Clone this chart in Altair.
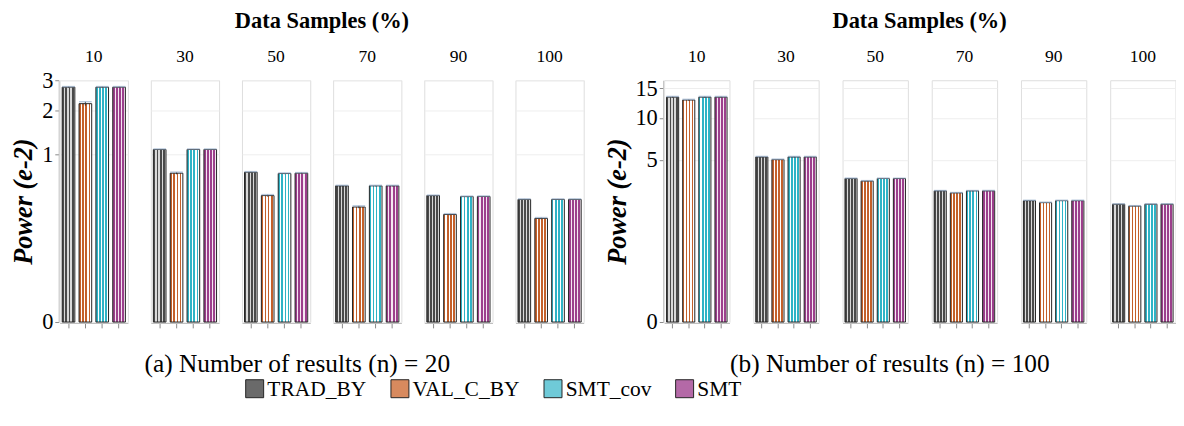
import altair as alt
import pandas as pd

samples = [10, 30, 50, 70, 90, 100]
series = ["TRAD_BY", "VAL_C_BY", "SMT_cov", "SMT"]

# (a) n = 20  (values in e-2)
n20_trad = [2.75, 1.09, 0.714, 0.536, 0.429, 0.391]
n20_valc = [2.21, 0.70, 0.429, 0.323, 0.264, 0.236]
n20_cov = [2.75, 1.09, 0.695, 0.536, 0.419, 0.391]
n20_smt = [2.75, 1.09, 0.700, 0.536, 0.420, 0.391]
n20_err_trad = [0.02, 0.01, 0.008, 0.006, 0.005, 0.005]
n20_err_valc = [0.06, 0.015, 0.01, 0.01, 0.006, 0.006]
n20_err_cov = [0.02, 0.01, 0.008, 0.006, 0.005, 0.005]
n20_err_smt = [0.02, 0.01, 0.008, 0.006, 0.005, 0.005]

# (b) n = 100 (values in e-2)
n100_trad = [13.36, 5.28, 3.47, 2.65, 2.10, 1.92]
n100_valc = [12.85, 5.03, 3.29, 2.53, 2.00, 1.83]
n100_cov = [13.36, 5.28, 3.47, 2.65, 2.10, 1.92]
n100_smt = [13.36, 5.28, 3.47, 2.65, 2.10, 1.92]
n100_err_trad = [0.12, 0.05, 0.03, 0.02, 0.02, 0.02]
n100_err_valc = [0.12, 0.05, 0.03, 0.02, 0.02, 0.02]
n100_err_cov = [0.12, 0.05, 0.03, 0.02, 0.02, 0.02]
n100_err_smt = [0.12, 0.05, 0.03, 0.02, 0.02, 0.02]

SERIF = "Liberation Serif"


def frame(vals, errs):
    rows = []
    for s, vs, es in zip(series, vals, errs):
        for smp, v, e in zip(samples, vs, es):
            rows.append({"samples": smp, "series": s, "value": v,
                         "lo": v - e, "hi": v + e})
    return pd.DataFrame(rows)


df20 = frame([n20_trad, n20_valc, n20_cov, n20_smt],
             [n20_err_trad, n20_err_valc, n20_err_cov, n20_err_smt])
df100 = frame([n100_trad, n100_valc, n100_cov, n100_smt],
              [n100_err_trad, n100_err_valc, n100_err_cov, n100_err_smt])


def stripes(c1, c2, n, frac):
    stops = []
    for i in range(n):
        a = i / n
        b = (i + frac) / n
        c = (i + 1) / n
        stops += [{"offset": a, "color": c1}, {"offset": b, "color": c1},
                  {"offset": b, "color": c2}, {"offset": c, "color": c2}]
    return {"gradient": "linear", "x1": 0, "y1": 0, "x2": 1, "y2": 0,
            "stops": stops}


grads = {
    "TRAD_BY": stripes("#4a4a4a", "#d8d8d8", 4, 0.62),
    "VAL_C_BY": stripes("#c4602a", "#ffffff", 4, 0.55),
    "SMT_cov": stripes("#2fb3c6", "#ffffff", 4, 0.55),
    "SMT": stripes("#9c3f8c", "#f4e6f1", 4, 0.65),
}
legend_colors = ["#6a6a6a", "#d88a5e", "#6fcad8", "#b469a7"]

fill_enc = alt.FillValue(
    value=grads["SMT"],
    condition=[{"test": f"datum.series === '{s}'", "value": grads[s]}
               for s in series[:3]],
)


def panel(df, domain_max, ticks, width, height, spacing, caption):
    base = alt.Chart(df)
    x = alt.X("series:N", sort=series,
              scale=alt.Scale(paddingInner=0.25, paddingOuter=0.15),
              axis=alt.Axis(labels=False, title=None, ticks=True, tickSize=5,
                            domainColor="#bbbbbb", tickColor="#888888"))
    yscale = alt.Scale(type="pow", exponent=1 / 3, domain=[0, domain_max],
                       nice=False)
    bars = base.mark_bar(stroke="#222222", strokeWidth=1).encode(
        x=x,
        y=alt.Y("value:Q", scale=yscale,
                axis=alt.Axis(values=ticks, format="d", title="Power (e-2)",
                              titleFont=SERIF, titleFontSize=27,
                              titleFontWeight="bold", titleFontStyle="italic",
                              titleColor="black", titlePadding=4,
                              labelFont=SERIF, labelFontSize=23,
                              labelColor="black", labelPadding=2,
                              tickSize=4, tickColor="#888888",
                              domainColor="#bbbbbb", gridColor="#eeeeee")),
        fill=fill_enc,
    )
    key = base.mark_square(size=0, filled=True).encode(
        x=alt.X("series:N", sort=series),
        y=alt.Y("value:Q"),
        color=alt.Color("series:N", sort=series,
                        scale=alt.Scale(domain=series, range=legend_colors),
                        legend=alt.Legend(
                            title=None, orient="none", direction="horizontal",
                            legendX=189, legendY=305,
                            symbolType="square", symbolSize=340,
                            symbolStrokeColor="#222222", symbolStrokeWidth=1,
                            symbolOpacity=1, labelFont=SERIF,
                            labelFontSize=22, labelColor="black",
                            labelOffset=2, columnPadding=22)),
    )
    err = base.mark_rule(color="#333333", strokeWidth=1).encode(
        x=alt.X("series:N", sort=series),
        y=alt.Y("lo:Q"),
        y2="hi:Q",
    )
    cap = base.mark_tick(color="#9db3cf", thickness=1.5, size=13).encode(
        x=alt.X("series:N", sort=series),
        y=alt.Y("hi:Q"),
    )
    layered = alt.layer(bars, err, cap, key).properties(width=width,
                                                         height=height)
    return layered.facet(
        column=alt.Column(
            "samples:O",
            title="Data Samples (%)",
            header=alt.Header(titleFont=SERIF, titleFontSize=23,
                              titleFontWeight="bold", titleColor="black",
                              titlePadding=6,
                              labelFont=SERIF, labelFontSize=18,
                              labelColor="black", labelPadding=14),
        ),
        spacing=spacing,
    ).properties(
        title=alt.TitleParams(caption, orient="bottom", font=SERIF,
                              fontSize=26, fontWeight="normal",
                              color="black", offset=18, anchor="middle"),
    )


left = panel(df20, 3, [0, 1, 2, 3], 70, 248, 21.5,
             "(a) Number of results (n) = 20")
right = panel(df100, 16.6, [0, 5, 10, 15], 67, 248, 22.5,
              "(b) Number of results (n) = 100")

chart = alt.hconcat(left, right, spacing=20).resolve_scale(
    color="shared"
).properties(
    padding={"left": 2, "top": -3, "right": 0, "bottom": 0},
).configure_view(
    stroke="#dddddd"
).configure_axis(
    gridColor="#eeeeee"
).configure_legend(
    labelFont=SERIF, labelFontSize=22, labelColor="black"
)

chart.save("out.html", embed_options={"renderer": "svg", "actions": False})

__________

▶ _GIVEN EXERCISE_:
Copy out every line of the material above exactly, skipping the pictures.

▶ _REPLY_:
Clone this chart in Altair.
import altair as alt
import pandas as pd

samples = [10, 30, 50, 70, 90, 100]
series = ["TRAD_BY", "VAL_C_BY", "SMT_cov", "SMT"]

# (a) n = 20  (values in e-2)
n20_trad = [2.75, 1.09, 0.714, 0.536, 0.429, 0.391]
n20_valc = [2.21, 0.70, 0.429, 0.323, 0.264, 0.236]
n20_cov = [2.75, 1.09, 0.695, 0.536, 0.419, 0.391]
n20_smt = [2.75, 1.09, 0.700, 0.536, 0.420, 0.391]
n20_err_trad = [0.02, 0.01, 0.008, 0.006, 0.005, 0.005]
n20_err_valc = [0.06, 0.015, 0.01, 0.01, 0.006, 0.006]
n20_err_cov = [0.02, 0.01, 0.008, 0.006, 0.005, 0.005]
n20_err_smt = [0.02, 0.01, 0.008, 0.006, 0.005, 0.005]

# (b) n = 100 (values in e-2)
n100_trad = [13.36, 5.28, 3.47, 2.65, 2.10, 1.92]
n100_valc = [12.85, 5.03, 3.29, 2.53, 2.00, 1.83]
n100_cov = [13.36, 5.28, 3.47, 2.65, 2.10, 1.92]
n100_smt = [13.36, 5.28, 3.47, 2.65, 2.10, 1.92]
n100_err_trad = [0.12, 0.05, 0.03, 0.02, 0.02, 0.02]
n100_err_valc = [0.12, 0.05, 0.03, 0.02, 0.02, 0.02]
n100_err_cov = [0.12, 0.05, 0.03, 0.02, 0.02, 0.02]
n100_err_smt = [0.12, 0.05, 0.03, 0.02, 0.02, 0.02]

SERIF = "Liberation Serif"


def frame(vals, errs):
    rows = []
    for s, vs, es in zip(series, vals, errs):
        for smp, v, e in zip(samples, vs, es):
            rows.append({"samples": smp, "series": s, "value": v,
                         "lo": v - e, "hi": v + e})
    return pd.DataFrame(rows)


df20 = frame([n20_trad, n20_valc, n20_cov, n20_smt],
             [n20_err_trad, n20_err_valc, n20_err_cov, n20_err_smt])
df100 = frame([n100_trad, n100_valc, n100_cov, n100_smt],
              [n100_err_trad, n100_err_valc, n100_err_cov, n100_err_smt])


def stripes(c1, c2, n, frac):
    stops = []
    for i in range(n):
        a = i / n
        b = (i + frac) / n
        c = (i + 1) / n
        stops += [{"offset": a, "color": c1}, {"offset": b, "color": c1},
                  {"offset": b, "color": c2}, {"offset": c, "color": c2}]
    return {"gradient": "linear", "x1": 0, "y1": 0, "x2": 1, "y2": 0,
            "stops": stops}


grads = {
    "TRAD_BY": stripes("#4a4a4a", "#d8d8d8", 4, 0.62),
    "VAL_C_BY": stripes("#c4602a", "#ffffff", 4, 0.55),
    "SMT_cov": stripes("#2fb3c6", "#ffffff", 4, 0.55),
    "SMT": stripes("#9c3f8c", "#f4e6f1", 4, 0.65),
}
legend_colors = ["#6a6a6a", "#d88a5e", "#6fcad8", "#b469a7"]

fill_enc = alt.FillValue(
    value=grads["SMT"],
    condition=[{"test": f"datum.series === '{s}'", "value": grads[s]}
               for s in series[:3]],
)


def panel(df, domain_max, ticks, width, height, spacing, caption):
    base = alt.Chart(df)
    x = alt.X("series:N", sort=series,
              scale=alt.Scale(paddingInner=0.25, paddingOuter=0.15),
              axis=alt.Axis(labels=False, title=None, ticks=True, tickSize=5,
                            domainColor="#bbbbbb", tickColor="#888888"))
    yscale = alt.Scale(type="pow", exponent=1 / 3, domain=[0, domain_max],
                       nice=False)
    bars = base.mark_bar(stroke="#222222", strokeWidth=1).encode(
        x=x,
        y=alt.Y("value:Q", scale=yscale,
                axis=alt.Axis(values=ticks, format="d", title="Power (e-2)",
                              titleFont=SERIF, titleFontSize=27,
                              titleFontWeight="bold", titleFontStyle="italic",
                              titleColor="black", titlePadding=4,
                              labelFont=SERIF, labelFontSize=23,
                              labelColor="black", labelPadding=2,
                              tickSize=4, tickColor="#888888",
                              domainColor="#bbbbbb", gridColor="#eeeeee")),
        fill=fill_enc,
    )
    key = base.mark_square(size=0, filled=True).encode(
        x=alt.X("series:N", sort=series),
        y=alt.Y("value:Q"),
        color=alt.Color("series:N", sort=series,
                        scale=alt.Scale(domain=series, range=legend_colors),
                        legend=alt.Legend(
                            title=None, orient="none", direction="horizontal",
                            legendX=189, legendY=305,
                            symbolType="square", symbolSize=340,
                            symbolStrokeColor="#222222", symbolStrokeWidth=1,
                            symbolOpacity=1, labelFont=SERIF,
                            labelFontSize=22, labelColor="black",
                            labelOffset=2, columnPadding=22)),
    )
    err = base.mark_rule(color="#333333", strokeWidth=1).encode(
        x=alt.X("series:N", sort=series),
        y=alt.Y("lo:Q"),
        y2="hi:Q",
    )
    cap = base.mark_tick(color="#9db3cf", thickness=1.5, size=13).encode(
        x=alt.X("series:N", sort=series),
        y=alt.Y("hi:Q"),
    )
    layered = alt.layer(bars, err, cap, key).properties(width=width,
                                                         height=height)
    return layered.facet(
        column=alt.Column(
            "samples:O",
            title="Data Samples (%)",
            header=alt.Header(titleFont=SERIF, titleFontSize=23,
                              titleFontWeight="bold", titleColor="black",
                              titlePadding=6,
                              labelFont=SERIF, labelFontSize=18,
                              labelColor="black", labelPadding=14),
        ),
        spacing=spacing,
    ).properties(
        title=alt.TitleParams(caption, orient="bottom", font=SERIF,
                              fontSize=26, fontWeight="normal",
                              color="black", offset=18, anchor="middle"),
    )


left = panel(df20, 3, [0, 1, 2, 3], 70, 248, 21.5,
             "(a) Number of results (n) = 20")
right = panel(df100, 16.6, [0, 5, 10, 15], 67, 248, 22.5,
              "(b) Number of results (n) = 100")

chart = alt.hconcat(left, right, spacing=20).resolve_scale(
    color="shared"
).properties(
    padding={"left": 2, "top": -3, "right": 0, "bottom": 0},
).configure_view(
    stroke="#dddddd"
).configure_axis(
    gridColor="#eeeeee"
).configure_legend(
    labelFont=SERIF, labelFontSize=22, labelColor="black"
)

chart.save("out.html", embed_options={"renderer": "svg", "actions": False})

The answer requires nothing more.